Поэма Гоголя переключала внимание общества с ужасов, придуманных романтиками, на реальные ужасы повседневной жизни, эстетизированному злу противопоставляла зло пошлости и мелочности. В этом плане переосмыслен в «Мертвых душах» и сюжет «Пиковой дамы». Гоголь наделил Чичикова не только наполеоновским профилем, сближающим его с Германном, но и еще более «неодолимой силой характера»: «… он показал терпенье, пред которым ничто деревянное терпенье немца, заключенное уже в медленном, ленивом обращении крови его» (VI, 238). Однако традиционные достоинства романтического героя писатель срастил в образе Чичикова с чертами «низкопоклонника и дельца» Молчалина и тем сразу же снял вопрос о какой-либо импозантности своего персонажа.
Снижены по сравнению с «Пиковой дамой» и все детали интриги. Губительную роль, которую в судьбе Германна играет старая графиня – образ, балансирующий между реальностью и фантастикой и романтизированный самой этой своей загадочностью, не говоря уже о ее былом амплуа «La Vénus moscovite», – по отношению к Чичикову исполняет «дубинноголовая» Коробочка. Перепуганная, не продешевила ли она с мертвыми душами, в ту самую ночь, когда Чичиков после потрясения, пережитого на балу, «сидел в жестких своих креслах, тревожимый мыслями и бессонницей, и пересвистывались вдали отдаленные петухи» (VI, 176), – она явилась в город (заметим попутно, что, имитируя пушкинскую ситуацию, Гоголь не упускает случая вставить эпизод с будочником, казнящим на ногте зверя) и своими дальнейшими действиями невольно расстроила всю чичиковскую авантюру.
Указавший на зависимость сюжета «Мертвых душ» от пушкинской повести Андрей Белый отмечает следующие текстуальные совпадения между ними: «„… Пиковая дама усмехнулась“ («Пиковая дама»). „Чичиков заметил, что многие дамы переглянулись… с какою-то злобною, едкою усмешкою, и в выражении… лиц показалось что-то двусмысленное… “ <…>
„«Старуха!» – закричал он в ужасе“ («Пиковая дама»).

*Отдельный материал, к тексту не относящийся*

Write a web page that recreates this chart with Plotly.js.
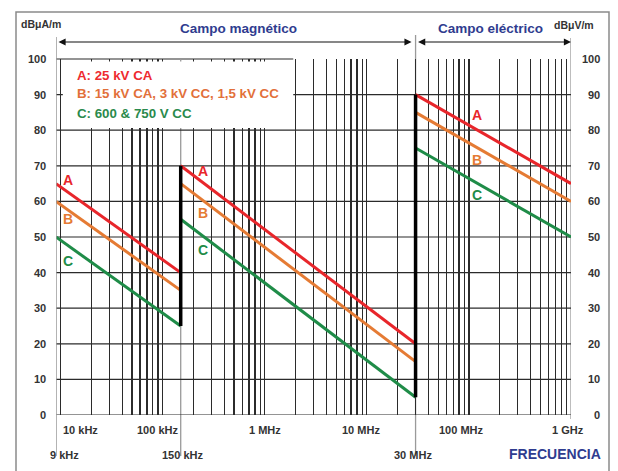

„«Проклятая старуха!» – восклицал Чичиков-Герман в третьей главе“».[112]
Отметим и другие случаи переработки пушкинского материала у Гоголя. Германн не без пафоса восклицает перед старой графиней: «Вы можете составить счастие моей жизни, и оно ничего не будет вам стоить…», – никак не обнажая того отождествления высокого понятия человеческого счастья и низменного – денег, которое скрыто присутствует в его словах. Чичиков же в своей реплике после встречи с губернаторской дочкой просто и бесхитростно выводит этот скрытый смысл наружу, усугубляя цинизм высказывания соответствующей лексикой: «Ведь если, положим, этой девушке да придать тысячонок двести приданого, из нее бы мог выдти очень, очень лакомый кусочек. Это могло бы составить, так сказать, счастье порядочного человека» (VI, 93).